* begin *

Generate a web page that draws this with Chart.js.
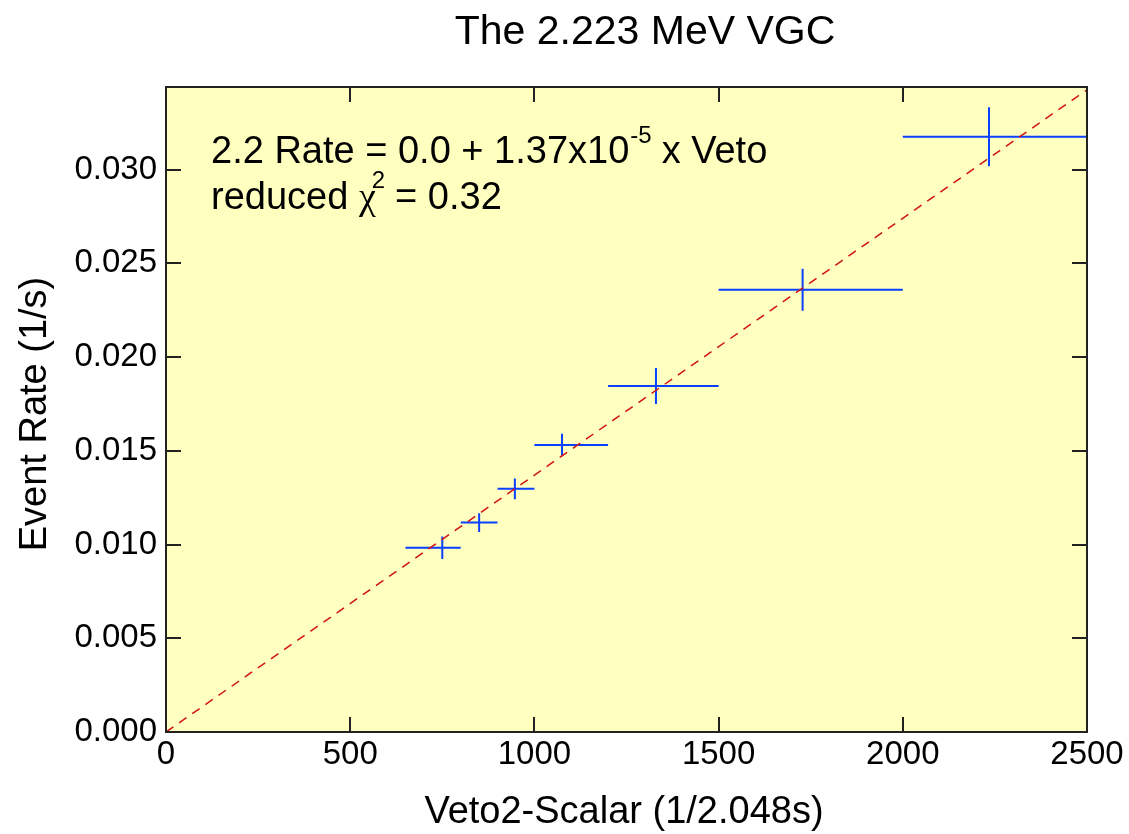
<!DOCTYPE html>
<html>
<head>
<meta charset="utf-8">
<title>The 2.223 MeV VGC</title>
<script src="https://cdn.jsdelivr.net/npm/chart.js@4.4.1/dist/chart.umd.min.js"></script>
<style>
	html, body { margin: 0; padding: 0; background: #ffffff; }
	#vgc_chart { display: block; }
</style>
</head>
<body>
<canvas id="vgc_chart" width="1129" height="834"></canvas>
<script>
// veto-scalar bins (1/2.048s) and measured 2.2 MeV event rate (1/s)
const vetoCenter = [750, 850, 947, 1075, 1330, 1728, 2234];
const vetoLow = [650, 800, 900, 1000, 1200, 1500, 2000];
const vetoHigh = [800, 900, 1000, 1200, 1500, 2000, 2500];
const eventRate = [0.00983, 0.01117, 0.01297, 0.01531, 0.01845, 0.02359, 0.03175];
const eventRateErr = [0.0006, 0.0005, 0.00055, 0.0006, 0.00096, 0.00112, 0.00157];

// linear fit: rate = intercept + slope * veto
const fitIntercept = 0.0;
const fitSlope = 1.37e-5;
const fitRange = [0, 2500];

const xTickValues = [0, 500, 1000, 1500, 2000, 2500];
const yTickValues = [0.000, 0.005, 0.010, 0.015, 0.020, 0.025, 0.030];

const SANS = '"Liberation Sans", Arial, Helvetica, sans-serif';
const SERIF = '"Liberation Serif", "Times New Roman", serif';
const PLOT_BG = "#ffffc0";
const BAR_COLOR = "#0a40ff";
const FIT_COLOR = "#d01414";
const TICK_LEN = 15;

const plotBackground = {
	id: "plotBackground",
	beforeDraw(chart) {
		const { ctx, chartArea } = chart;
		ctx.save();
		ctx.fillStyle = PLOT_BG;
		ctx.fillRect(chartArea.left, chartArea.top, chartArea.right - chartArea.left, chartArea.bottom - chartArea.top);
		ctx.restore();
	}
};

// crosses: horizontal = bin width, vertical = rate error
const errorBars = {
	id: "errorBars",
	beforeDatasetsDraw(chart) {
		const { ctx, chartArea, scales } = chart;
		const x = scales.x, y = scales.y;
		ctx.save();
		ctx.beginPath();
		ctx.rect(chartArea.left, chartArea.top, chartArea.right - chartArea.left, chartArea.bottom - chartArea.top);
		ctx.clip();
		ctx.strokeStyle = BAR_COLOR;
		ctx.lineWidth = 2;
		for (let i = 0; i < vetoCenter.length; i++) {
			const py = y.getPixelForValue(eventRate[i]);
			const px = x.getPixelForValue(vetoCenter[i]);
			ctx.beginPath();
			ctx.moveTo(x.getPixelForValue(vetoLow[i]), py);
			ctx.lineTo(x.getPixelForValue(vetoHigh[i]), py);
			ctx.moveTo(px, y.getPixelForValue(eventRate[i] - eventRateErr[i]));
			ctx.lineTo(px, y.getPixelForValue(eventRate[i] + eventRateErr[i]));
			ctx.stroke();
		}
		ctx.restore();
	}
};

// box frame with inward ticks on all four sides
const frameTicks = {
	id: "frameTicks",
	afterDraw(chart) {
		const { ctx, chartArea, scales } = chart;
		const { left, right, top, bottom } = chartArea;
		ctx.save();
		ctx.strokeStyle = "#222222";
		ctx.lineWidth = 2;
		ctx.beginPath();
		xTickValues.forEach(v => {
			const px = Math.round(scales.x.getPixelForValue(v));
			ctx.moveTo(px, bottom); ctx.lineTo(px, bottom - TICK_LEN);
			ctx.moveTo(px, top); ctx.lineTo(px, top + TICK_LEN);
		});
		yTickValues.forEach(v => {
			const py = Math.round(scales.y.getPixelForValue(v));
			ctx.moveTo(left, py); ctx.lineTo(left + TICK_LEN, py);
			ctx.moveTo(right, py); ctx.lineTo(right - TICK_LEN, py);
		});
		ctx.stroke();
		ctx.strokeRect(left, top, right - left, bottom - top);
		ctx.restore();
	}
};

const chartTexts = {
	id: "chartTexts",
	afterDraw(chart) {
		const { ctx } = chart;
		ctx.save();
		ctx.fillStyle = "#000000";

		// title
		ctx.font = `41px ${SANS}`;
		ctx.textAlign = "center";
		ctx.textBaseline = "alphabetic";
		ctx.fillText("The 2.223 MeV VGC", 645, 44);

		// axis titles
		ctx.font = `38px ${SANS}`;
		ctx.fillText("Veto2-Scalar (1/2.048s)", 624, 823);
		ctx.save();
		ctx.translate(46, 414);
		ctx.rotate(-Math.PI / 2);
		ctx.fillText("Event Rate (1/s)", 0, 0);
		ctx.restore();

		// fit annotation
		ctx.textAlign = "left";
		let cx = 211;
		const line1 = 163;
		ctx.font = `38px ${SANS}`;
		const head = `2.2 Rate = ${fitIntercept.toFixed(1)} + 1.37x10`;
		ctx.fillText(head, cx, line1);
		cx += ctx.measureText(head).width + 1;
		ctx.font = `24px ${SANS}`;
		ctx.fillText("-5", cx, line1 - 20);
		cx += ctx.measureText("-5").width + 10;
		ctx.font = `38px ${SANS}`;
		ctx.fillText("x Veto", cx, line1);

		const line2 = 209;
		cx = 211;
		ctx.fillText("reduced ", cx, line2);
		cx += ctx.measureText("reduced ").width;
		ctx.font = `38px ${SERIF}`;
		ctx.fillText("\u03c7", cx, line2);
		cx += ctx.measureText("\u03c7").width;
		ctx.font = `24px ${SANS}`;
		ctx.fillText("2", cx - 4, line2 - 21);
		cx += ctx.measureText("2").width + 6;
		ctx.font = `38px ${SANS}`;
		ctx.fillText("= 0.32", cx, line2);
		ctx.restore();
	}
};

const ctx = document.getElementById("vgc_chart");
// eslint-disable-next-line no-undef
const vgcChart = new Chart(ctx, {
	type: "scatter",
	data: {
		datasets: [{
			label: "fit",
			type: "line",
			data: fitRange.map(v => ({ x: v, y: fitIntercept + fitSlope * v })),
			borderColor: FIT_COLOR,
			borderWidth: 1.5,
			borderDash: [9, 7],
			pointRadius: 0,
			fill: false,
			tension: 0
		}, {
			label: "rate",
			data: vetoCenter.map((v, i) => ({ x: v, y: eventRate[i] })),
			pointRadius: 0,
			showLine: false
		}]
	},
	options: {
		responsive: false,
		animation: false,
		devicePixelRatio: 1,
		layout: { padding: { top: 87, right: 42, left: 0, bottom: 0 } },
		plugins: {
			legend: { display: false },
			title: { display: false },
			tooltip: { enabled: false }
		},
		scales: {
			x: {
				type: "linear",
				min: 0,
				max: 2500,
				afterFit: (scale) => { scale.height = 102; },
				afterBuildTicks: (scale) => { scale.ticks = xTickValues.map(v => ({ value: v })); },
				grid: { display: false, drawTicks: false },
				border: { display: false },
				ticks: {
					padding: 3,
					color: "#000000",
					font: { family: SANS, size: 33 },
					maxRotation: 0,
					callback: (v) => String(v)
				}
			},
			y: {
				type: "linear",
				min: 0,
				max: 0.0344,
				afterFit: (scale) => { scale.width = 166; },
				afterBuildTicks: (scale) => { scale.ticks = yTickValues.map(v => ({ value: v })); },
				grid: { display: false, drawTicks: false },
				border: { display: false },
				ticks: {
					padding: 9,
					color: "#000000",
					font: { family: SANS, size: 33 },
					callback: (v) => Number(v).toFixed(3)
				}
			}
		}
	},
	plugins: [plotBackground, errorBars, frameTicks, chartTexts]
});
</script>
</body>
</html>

* end *

*Problem to solve*: Please extract exactly the lines of the data, from the first through the line containing "const TICK_LEN = 15;", and add no pictures to the copy.

*Final result*:
Generate a web page that draws this with Chart.js.
<!DOCTYPE html>
<html>
<head>
<meta charset="utf-8">
<title>The 2.223 MeV VGC</title>
<script src="https://cdn.jsdelivr.net/npm/chart.js@4.4.1/dist/chart.umd.min.js"></script>
<style>
	html, body { margin: 0; padding: 0; background: #ffffff; }
	#vgc_chart { display: block; }
</style>
</head>
<body>
<canvas id="vgc_chart" width="1129" height="834"></canvas>
<script>
// veto-scalar bins (1/2.048s) and measured 2.2 MeV event rate (1/s)
const vetoCenter = [750, 850, 947, 1075, 1330, 1728, 2234];
const vetoLow = [650, 800, 900, 1000, 1200, 1500, 2000];
const vetoHigh = [800, 900, 1000, 1200, 1500, 2000, 2500];
const eventRate = [0.00983, 0.01117, 0.01297, 0.01531, 0.01845, 0.02359, 0.03175];
const eventRateErr = [0.0006, 0.0005, 0.00055, 0.0006, 0.00096, 0.00112, 0.00157];

// linear fit: rate = intercept + slope * veto
const fitIntercept = 0.0;
const fitSlope = 1.37e-5;
const fitRange = [0, 2500];

const xTickValues = [0, 500, 1000, 1500, 2000, 2500];
const yTickValues = [0.000, 0.005, 0.010, 0.015, 0.020, 0.025, 0.030];

const SANS = '"Liberation Sans", Arial, Helvetica, sans-serif';
const SERIF = '"Liberation Serif", "Times New Roman", serif';
const PLOT_BG = "#ffffc0";
const BAR_COLOR = "#0a40ff";
const FIT_COLOR = "#d01414";
const TICK_LEN = 15;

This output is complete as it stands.